Sinhalese

The language

Sinhalese, an Indo-Aryan language also known as Sinhala or Singhala, is the language of the Singhalese people in Sri Lanka, previous called Ceylon. Both Sinhalese and Tamil are official languages in Sri Lanka. It is an old language used from the times of the ancient Singhalese kings who ruled the country before it was invaded by the Dutch, the Portuguese and finally the British, who remained until 1945. Due to this colonial influence, the language has many borrowings from Portuguese, Dutch and English, in addition to loanwords from Sanskrit, from the sacred Buddhist language called Pali, and from neighbouring languages such as Tamil.

The dialects

Spoken and literary Sinhalese have distinct differences. There are formal and colloquial varieties of spoken Sinhalese; formal Sinhalese is used in public settings while colloquial Sinhalese is used for everyday communication. Literary Sinhalese is always used for writing.

The script

The Sinhalese alphabet contains 58 letters. Like other Indo-Aryan languages, each consonant has the vowel [a] built in. Extra letters have been added for writing Sanskrit and Pali loanwords.

Translation

When translating from Sinhalese to English, the word count may increase or decrease depending on the source text and the subject matter.

Sinhalese culture

The Sinhalese population numbers some 15 million people, 80% of the Sri Lankan population.

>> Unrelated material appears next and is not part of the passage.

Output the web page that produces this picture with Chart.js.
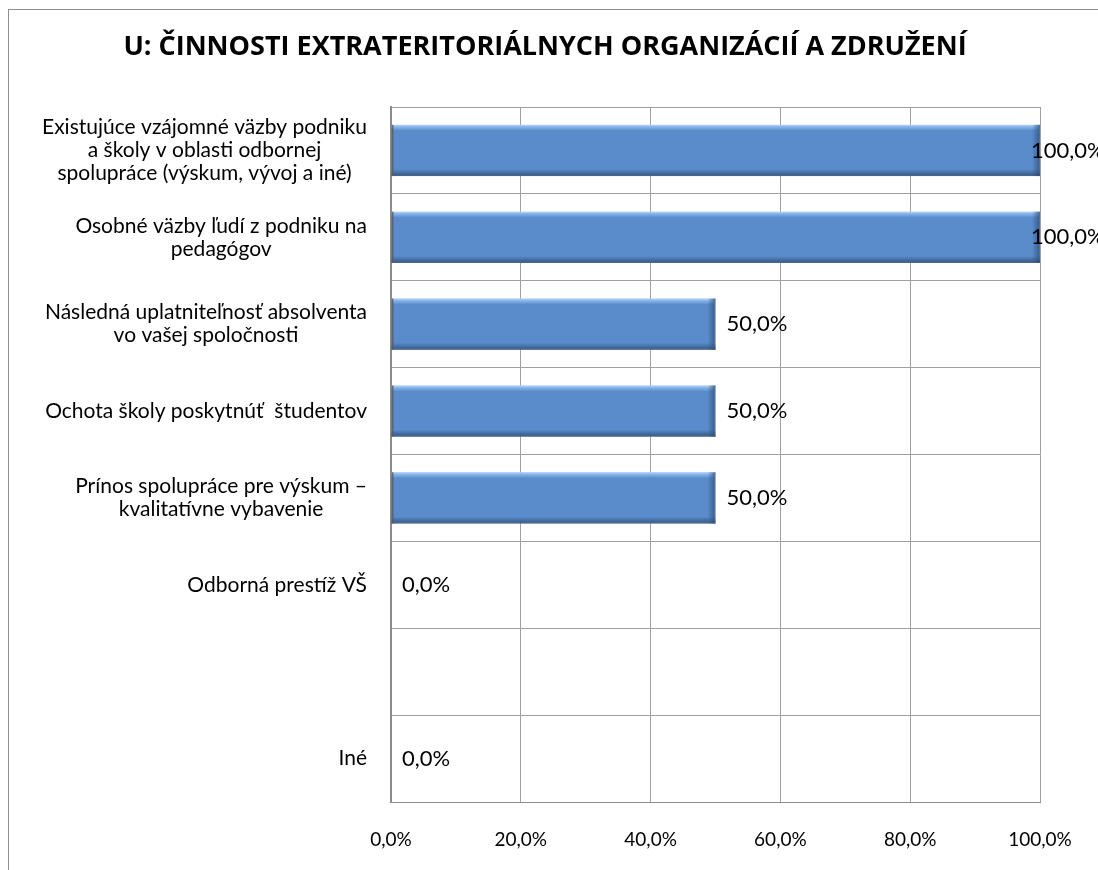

The native name of the language, Simhala, meaning ‘lion-blood’, comes from the legendary founders of the Sinhalese people, an Indian princess and a lion. The Sinhalese are mostly Buddhist in religion and culture. Important festivals include the New Year in April and the Vesak festival in May, commemorating the birth, enlightenment, and death of Buddha. Orthodox Buddhists are vegetarians although many Sinhalese eat meat and fish. The staple food is rice served with curry and sauces like sambol, a spicy mixture of grated coconut and chilli, peppers, pickles, and chutneys.